## [Given information]
----------
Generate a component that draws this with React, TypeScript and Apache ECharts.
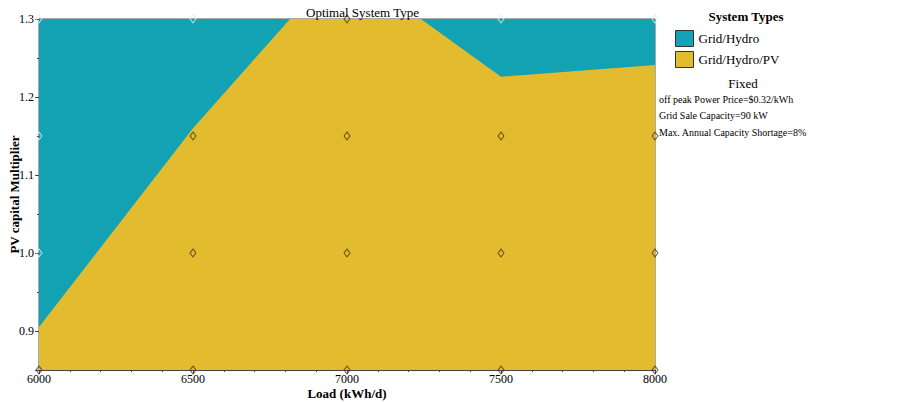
import React, { useEffect, useRef } from "react";
import * as echarts from "echarts";

const FONT = "'Liberation Serif', 'Times New Roman', serif";

const seriesNames = ["Grid/Hydro", "Grid/Hydro/PV"];
const seriesColors = ["#13a2b3", "#e2bb2e"];

// boundary between Grid/Hydro (above) and Grid/Hydro/PV (below)
const boundaryLoad = [6000, 6500, 6815, 7240, 7500, 8000];
const boundaryPV = [0.905, 1.16, 1.3, 1.3, 1.226, 1.241];

// top of the plotted region (Grid/Hydro fills everything above the boundary)
const topLoad = [6000, 8000];
const topPV = [1.3, 1.3];

// sensitivity points
const ptsYellowLoad = [7000, 6000, 6500, 7000, 7500, 8000, 6500, 7000, 7500, 8000, 6500, 7000, 7500, 8000];
const ptsYellowPV = [1.3, 0.85, 0.85, 0.85, 0.85, 0.85, 1.15, 1.15, 1.15, 1.15, 1.0, 1.0, 1.0, 1.0];
const ptsTealLoad = [6000, 6500, 7500, 8000, 6000, 6000];
const ptsTealPV = [1.3, 1.3, 1.3, 1.3, 1.15, 1.0];

const fixedLines = [
  "off peak Power Price=$0.32/kWh",
  "Grid Sale Capacity=90 kW",
  "Max. Annual Capacity Shortage=8%",
];

const zip = (a: number[], b: number[]) => a.map((v, i) => [v, b[i]]);

export default function App() {
  const ref = useRef<HTMLDivElement>(null);
  useEffect(() => {
    if (!ref.current) return;
    const chart = echarts.init(ref.current, undefined, { renderer: "svg" });
    chart.setOption({
      animation: false,
      textStyle: { fontFamily: FONT },
      title: [
        {
          text: "Optimal System Type",
          left: 301,
          top: 1,
          textStyle: { fontFamily: FONT, fontSize: 13, fontWeight: "normal", color: "#000" },
        },
        {
          text: "System Types",
          left: 741,
          top: 5,
          textAlign: "center",
          textStyle: { fontFamily: FONT, fontSize: 13, fontWeight: "bold", color: "#000" },
        },
        {
          text: "Fixed",
          left: 738,
          top: 72,
          textAlign: "center",
          textStyle: { fontFamily: FONT, fontSize: 13, fontWeight: "normal", color: "#000" },
        },
      ],
      legend: {
        data: seriesNames,
        orient: "vertical",
        left: 670,
        top: 25,
        itemWidth: 18,
        itemHeight: 16,
        itemGap: 4,
        icon: "rect",
        itemStyle: { borderColor: "#333", borderWidth: 1 },
        textStyle: { fontFamily: FONT, fontSize: 13, color: "#000" },
        selectedMode: false,
      },
      graphic: fixedLines.map((t, i) => ({
        type: "text",
        left: 659,
        top: 94 + i * 16.5,
        style: { text: t, font: `10px ${FONT}`, fill: "#000" },
      })),
      grid: {
        left: 39,
        right: 247,
        top: 19,
        bottom: 32,
        containLabel: false,
        outerBoundsMode: "none",
        show: true,
        borderColor: "#555",
        borderWidth: 1,
        backgroundColor: "transparent",
      },
      xAxis: {
        type: "value",
        min: 6000,
        max: 8000,
        interval: 500,
        name: "Load (kWh/d)",
        nameLocation: "middle",
        nameGap: 17,
        nameMoveOverlap: false,
        nameTextStyle: { fontFamily: FONT, fontSize: 13, fontWeight: "bold", color: "#000" },
        axisLine: { show: true, lineStyle: { color: "#444" } },
        axisTick: { show: true, length: 4, lineStyle: { color: "#444" } },
        minorTick: { show: true, splitNumber: 5, length: 2, lineStyle: { color: "#444" } },
        splitLine: { show: false },
        axisLabel: {
          fontFamily: FONT,
          fontSize: 12,
          color: "#000",
          margin: 3,
          formatter: (v: number) => String(Math.round(v)),
        },
      },
      yAxis: {
        type: "value",
        min: 0.85,
        max: 1.3,
        name: "PV capital Multiplier",
        nameLocation: "middle",
        nameGap: 18,
        nameMoveOverlap: false,
        nameTextStyle: { fontFamily: FONT, fontSize: 13, fontWeight: "bold", color: "#000" },
        axisLine: { show: true, lineStyle: { color: "#444" } },
        axisTick: { show: true, length: 4, lineStyle: { color: "#444" } },
        minorTick: { show: true, splitNumber: 2, length: 2, lineStyle: { color: "#444" } },
        splitLine: { show: false },
        axisLabel: {
          fontFamily: FONT,
          fontSize: 12,
          color: "#000",
          margin: 5,
          formatter: (v: number) =>
            Math.abs(v * 10 - Math.round(v * 10)) < 1e-6 ? v.toFixed(1) : "",
        },
      },
      series: [
        {
          name: seriesNames[0],
          type: "line",
          data: zip(topLoad, topPV),
          symbol: "none",
          lineStyle: { width: 0 },
          itemStyle: { color: seriesColors[0] },
          areaStyle: { color: seriesColors[0], opacity: 1, origin: "start" },
          silent: true,
          z: 1,
        },
        {
          name: seriesNames[1],
          type: "line",
          data: zip(boundaryLoad, boundaryPV),
          symbol: "none",
          lineStyle: { width: 0 },
          itemStyle: { color: seriesColors[1] },
          areaStyle: { color: seriesColors[1], opacity: 1, origin: "start" },
          silent: true,
          z: 2,
        },
        {
          name: "pointsYellow",
          type: "scatter",
          data: zip(ptsYellowLoad, ptsYellowPV),
          symbol: "diamond",
          symbolSize: [6, 8],
          itemStyle: { color: "transparent", borderColor: "#4a3a0a", borderWidth: 1 },
          silent: true,
          z: 3,
        },
        {
          name: "pointsTeal",
          type: "scatter",
          data: zip(ptsTealLoad, ptsTealPV),
          symbol: "diamond",
          symbolSize: [6, 8],
          itemStyle: { color: "transparent", borderColor: "#d8f2f4", borderWidth: 1 },
          silent: true,
          z: 3,
        },
      ],
    });
    return () => chart.dispose();
  }, []);
  return (
    <div
      ref={ref}
      style={{ position: "absolute", left: 0, top: 0, width: 902, height: 402 }}
    />
  );
}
----------
## [Exercise details]
Strip out the pictures and quote the remaining data word for word.

## [Exercise output]
Generate a component that draws this with React, TypeScript and Apache ECharts.
import React, { useEffect, useRef } from "react";
import * as echarts from "echarts";

const FONT = "'Liberation Serif', 'Times New Roman', serif";

const seriesNames = ["Grid/Hydro", "Grid/Hydro/PV"];
const seriesColors = ["#13a2b3", "#e2bb2e"];

// boundary between Grid/Hydro (above) and Grid/Hydro/PV (below)
const boundaryLoad = [6000, 6500, 6815, 7240, 7500, 8000];
const boundaryPV = [0.905, 1.16, 1.3, 1.3, 1.226, 1.241];

// top of the plotted region (Grid/Hydro fills everything above the boundary)
const topLoad = [6000, 8000];
const topPV = [1.3, 1.3];

// sensitivity points
const ptsYellowLoad = [7000, 6000, 6500, 7000, 7500, 8000, 6500, 7000, 7500, 8000, 6500, 7000, 7500, 8000];
const ptsYellowPV = [1.3, 0.85, 0.85, 0.85, 0.85, 0.85, 1.15, 1.15, 1.15, 1.15, 1.0, 1.0, 1.0, 1.0];
const ptsTealLoad = [6000, 6500, 7500, 8000, 6000, 6000];
const ptsTealPV = [1.3, 1.3, 1.3, 1.3, 1.15, 1.0];

const fixedLines = [
  "off peak Power Price=$0.32/kWh",
  "Grid Sale Capacity=90 kW",
  "Max. Annual Capacity Shortage=8%",
];

const zip = (a: number[], b: number[]) => a.map((v, i) => [v, b[i]]);

export default function App() {
  const ref = useRef<HTMLDivElement>(null);
  useEffect(() => {
    if (!ref.current) return;
    const chart = echarts.init(ref.current, undefined, { renderer: "svg" });
    chart.setOption({
      animation: false,
      textStyle: { fontFamily: FONT },
      title: [
        {
          text: "Optimal System Type",
          left: 301,
          top: 1,
          textStyle: { fontFamily: FONT, fontSize: 13, fontWeight: "normal", color: "#000" },
        },
        {
          text: "System Types",
          left: 741,
          top: 5,
          textAlign: "center",
          textStyle: { fontFamily: FONT, fontSize: 13, fontWeight: "bold", color: "#000" },
        },
        {
          text: "Fixed",
          left: 738,
          top: 72,
          textAlign: "center",
          textStyle: { fontFamily: FONT, fontSize: 13, fontWeight: "normal", color: "#000" },
        },
      ],
      legend: {
        data: seriesNames,
        orient: "vertical",
        left: 670,
        top: 25,
        itemWidth: 18,
        itemHeight: 16,
        itemGap: 4,
        icon: "rect",
        itemStyle: { borderColor: "#333", borderWidth: 1 },
        textStyle: { fontFamily: FONT, fontSize: 13, color: "#000" },
        selectedMode: false,
      },
      graphic: fixedLines.map((t, i) => ({
        type: "text",
        left: 659,
        top: 94 + i * 16.5,
        style: { text: t, font: `10px ${FONT}`, fill: "#000" },
      })),
      grid: {
        left: 39,
        right: 247,
        top: 19,
        bottom: 32,
        containLabel: false,
        outerBoundsMode: "none",
        show: true,
        borderColor: "#555",
        borderWidth: 1,
        backgroundColor: "transparent",
      },
      xAxis: {
        type: "value",
        min: 6000,
        max: 8000,
        interval: 500,
        name: "Load (kWh/d)",
        nameLocation: "middle",
        nameGap: 17,
        nameMoveOverlap: false,
        nameTextStyle: { fontFamily: FONT, fontSize: 13, fontWeight: "bold", color: "#000" },
        axisLine: { show: true, lineStyle: { color: "#444" } },
        axisTick: { show: true, length: 4, lineStyle: { color: "#444" } },
        minorTick: { show: true, splitNumber: 5, length: 2, lineStyle: { color: "#444" } },
        splitLine: { show: false },
        axisLabel: {
          fontFamily: FONT,
          fontSize: 12,
          color: "#000",
          margin: 3,
          formatter: (v: number) => String(Math.round(v)),
        },
      },
      yAxis: {
        type: "value",
        min: 0.85,
        max: 1.3,
        name: "PV capital Multiplier",
        nameLocation: "middle",
        nameGap: 18,
        nameMoveOverlap: false,
        nameTextStyle: { fontFamily: FONT, fontSize: 13, fontWeight: "bold", color: "#000" },
        axisLine: { show: true, lineStyle: { color: "#444" } },
        axisTick: { show: true, length: 4, lineStyle: { color: "#444" } },
        minorTick: { show: true, splitNumber: 2, length: 2, lineStyle: { color: "#444" } },
        splitLine: { show: false },
        axisLabel: {
          fontFamily: FONT,
          fontSize: 12,
          color: "#000",
          margin: 5,
          formatter: (v: number) =>
            Math.abs(v * 10 - Math.round(v * 10)) < 1e-6 ? v.toFixed(1) : "",
        },
      },
      series: [
        {
          name: seriesNames[0],
          type: "line",
          data: zip(topLoad, topPV),
          symbol: "none",
          lineStyle: { width: 0 },
          itemStyle: { color: seriesColors[0] },
          areaStyle: { color: seriesColors[0], opacity: 1, origin: "start" },
          silent: true,
          z: 1,
        },
        {
          name: seriesNames[1],
          type: "line",
          data: zip(boundaryLoad, boundaryPV),
          symbol: "none",
          lineStyle: { width: 0 },
          itemStyle: { color: seriesColors[1] },
          areaStyle: { color: seriesColors[1], opacity: 1, origin: "start" },
          silent: true,
          z: 2,
        },
        {
          name: "pointsYellow",
          type: "scatter",
          data: zip(ptsYellowLoad, ptsYellowPV),
          symbol: "diamond",
          symbolSize: [6, 8],
          itemStyle: { color: "transparent", borderColor: "#4a3a0a", borderWidth: 1 },
          silent: true,
          z: 3,
        },
        {
          name: "pointsTeal",
          type: "scatter",
          data: zip(ptsTealLoad, ptsTealPV),
          symbol: "diamond",
          symbolSize: [6, 8],
          itemStyle: { color: "transparent", borderColor: "#d8f2f4", borderWidth: 1 },
          silent: true,
          z: 3,
        },
      ],
    });
    return () => chart.dispose();
  }, []);
  return (
    <div
      ref={ref}
      style={{ position: "absolute", left: 0, top: 0, width: 902, height: 402 }}
    />
  );
}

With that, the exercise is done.